Why did the Mets trade one of their best hitters for a guy with barely a prayer of reaching the Majors? Money, money, money. Bruce is still owed nearly $5 million dollars on the $13 million he’ll make in 2017, and Cleveland generously offered to take on all of it. The Mets reportedly turned down a stronger offer from the Yankees because their crosstown rival wouldn’t pay Bruce’s full salary, demonstrating that their objective here was not to better their team but to save a few bucks.
The frugality of Mets owner Fred Wilpon strikes again.
Ever since the Wilpon family, due mostly to their own naïveté, lost millions as part of Bernie Madoff’s ponzi scheme, the Mets have been conservative in free agency and skittish at the trade deadline. They’ve sought the cheaper option at every turn and opened their wallets only when absolutely necessary. Playing in the largest media market in America, they have made exactly one big-ticket free agent signing this decade, Yoenis Cespedes, while running payrolls that hovered around league average.

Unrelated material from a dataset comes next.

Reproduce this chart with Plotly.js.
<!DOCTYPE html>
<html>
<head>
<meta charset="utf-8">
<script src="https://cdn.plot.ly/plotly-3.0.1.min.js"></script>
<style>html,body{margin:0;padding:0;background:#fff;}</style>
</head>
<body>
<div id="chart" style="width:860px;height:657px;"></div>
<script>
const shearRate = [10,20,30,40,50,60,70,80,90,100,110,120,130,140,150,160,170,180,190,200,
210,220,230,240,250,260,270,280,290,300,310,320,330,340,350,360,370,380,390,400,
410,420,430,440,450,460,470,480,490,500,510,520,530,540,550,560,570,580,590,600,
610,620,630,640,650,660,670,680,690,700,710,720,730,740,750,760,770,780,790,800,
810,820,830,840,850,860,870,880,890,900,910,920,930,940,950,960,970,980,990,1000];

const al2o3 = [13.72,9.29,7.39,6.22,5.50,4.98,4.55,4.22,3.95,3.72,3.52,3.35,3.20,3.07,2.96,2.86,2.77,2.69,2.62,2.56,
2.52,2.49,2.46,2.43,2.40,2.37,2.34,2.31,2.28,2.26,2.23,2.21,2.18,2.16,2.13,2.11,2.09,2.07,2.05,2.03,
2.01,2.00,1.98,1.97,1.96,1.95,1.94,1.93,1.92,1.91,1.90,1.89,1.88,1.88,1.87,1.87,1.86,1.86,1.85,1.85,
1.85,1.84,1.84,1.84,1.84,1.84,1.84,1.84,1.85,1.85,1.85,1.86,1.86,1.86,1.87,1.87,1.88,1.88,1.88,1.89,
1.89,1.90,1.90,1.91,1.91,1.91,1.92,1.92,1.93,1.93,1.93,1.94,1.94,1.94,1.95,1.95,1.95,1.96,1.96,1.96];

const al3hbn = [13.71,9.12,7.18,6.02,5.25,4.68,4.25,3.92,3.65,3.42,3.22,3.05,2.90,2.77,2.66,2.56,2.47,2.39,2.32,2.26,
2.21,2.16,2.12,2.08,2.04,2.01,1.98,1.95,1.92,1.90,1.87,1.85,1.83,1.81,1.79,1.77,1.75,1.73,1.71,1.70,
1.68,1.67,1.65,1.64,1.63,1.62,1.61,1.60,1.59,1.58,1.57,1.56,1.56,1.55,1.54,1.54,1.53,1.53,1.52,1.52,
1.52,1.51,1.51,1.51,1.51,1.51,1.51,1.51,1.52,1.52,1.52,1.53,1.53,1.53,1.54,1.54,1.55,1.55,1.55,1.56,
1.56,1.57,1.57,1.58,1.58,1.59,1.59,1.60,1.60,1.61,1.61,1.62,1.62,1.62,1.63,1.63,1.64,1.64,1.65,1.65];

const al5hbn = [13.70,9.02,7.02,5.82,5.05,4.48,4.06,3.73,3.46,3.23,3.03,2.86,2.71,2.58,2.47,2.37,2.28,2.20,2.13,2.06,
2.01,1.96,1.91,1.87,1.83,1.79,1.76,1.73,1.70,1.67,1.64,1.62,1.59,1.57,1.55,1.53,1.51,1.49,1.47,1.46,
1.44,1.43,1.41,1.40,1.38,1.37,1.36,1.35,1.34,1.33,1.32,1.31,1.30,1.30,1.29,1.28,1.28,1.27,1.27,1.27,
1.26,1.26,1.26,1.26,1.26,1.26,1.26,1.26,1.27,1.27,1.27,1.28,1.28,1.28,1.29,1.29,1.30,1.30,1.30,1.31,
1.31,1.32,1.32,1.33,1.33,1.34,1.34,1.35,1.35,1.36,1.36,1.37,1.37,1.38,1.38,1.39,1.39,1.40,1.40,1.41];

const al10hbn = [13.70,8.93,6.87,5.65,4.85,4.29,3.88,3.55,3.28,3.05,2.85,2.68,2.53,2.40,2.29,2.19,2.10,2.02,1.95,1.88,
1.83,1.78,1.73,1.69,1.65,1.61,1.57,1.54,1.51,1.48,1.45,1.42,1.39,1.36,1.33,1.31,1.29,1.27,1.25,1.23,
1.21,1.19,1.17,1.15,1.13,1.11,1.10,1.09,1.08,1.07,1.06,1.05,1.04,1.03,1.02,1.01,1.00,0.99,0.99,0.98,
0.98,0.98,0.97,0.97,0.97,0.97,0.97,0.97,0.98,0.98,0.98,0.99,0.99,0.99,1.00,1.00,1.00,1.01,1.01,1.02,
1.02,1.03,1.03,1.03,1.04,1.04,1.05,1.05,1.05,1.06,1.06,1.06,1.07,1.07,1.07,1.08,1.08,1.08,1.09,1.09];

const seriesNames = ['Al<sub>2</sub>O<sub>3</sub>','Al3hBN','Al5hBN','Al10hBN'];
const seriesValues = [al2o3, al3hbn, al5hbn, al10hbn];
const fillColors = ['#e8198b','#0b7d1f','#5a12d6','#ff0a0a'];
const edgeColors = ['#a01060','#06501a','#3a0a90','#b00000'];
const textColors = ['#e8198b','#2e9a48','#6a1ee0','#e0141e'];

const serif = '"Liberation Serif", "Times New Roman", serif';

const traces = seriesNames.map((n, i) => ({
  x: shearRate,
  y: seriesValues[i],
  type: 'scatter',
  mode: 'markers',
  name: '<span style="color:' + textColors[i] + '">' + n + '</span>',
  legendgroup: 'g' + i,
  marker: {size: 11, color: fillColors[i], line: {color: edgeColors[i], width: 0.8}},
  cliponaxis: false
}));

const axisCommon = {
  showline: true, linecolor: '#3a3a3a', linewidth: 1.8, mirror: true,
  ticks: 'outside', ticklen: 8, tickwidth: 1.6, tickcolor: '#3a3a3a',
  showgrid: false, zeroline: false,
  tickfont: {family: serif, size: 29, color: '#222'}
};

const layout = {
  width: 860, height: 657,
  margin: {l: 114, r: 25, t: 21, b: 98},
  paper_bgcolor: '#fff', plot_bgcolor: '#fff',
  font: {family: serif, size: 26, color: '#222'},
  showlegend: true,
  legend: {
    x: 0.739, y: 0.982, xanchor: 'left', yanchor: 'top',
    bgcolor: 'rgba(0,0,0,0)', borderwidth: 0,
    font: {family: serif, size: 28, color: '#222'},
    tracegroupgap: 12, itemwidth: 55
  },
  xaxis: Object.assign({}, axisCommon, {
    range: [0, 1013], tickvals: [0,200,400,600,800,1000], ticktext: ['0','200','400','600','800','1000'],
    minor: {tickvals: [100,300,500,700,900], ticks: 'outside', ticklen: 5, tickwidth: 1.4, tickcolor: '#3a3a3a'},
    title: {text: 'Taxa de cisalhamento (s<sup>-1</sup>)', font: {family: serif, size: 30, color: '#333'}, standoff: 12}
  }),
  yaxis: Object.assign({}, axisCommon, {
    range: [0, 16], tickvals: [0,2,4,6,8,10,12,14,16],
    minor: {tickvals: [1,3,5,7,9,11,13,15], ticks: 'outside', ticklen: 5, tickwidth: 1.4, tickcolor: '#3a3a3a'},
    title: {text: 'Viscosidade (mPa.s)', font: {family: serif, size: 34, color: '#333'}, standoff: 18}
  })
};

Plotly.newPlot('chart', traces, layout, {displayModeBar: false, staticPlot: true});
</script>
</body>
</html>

Now they have given up a player who leads their team in home runs and RBIs, ranks second in WAR and places third in slugging and OPS in exchange for some savings. They could have dealt Bruce for a real prospect or two. They could have held onto him and reaped a compensatory draft pick when he left in the offseason. Instead, they sold him off to save a few bucks.
Sorry, Mets fans, but your team has made clear that building a good baseball team is not its top priority. Good luck in free agency.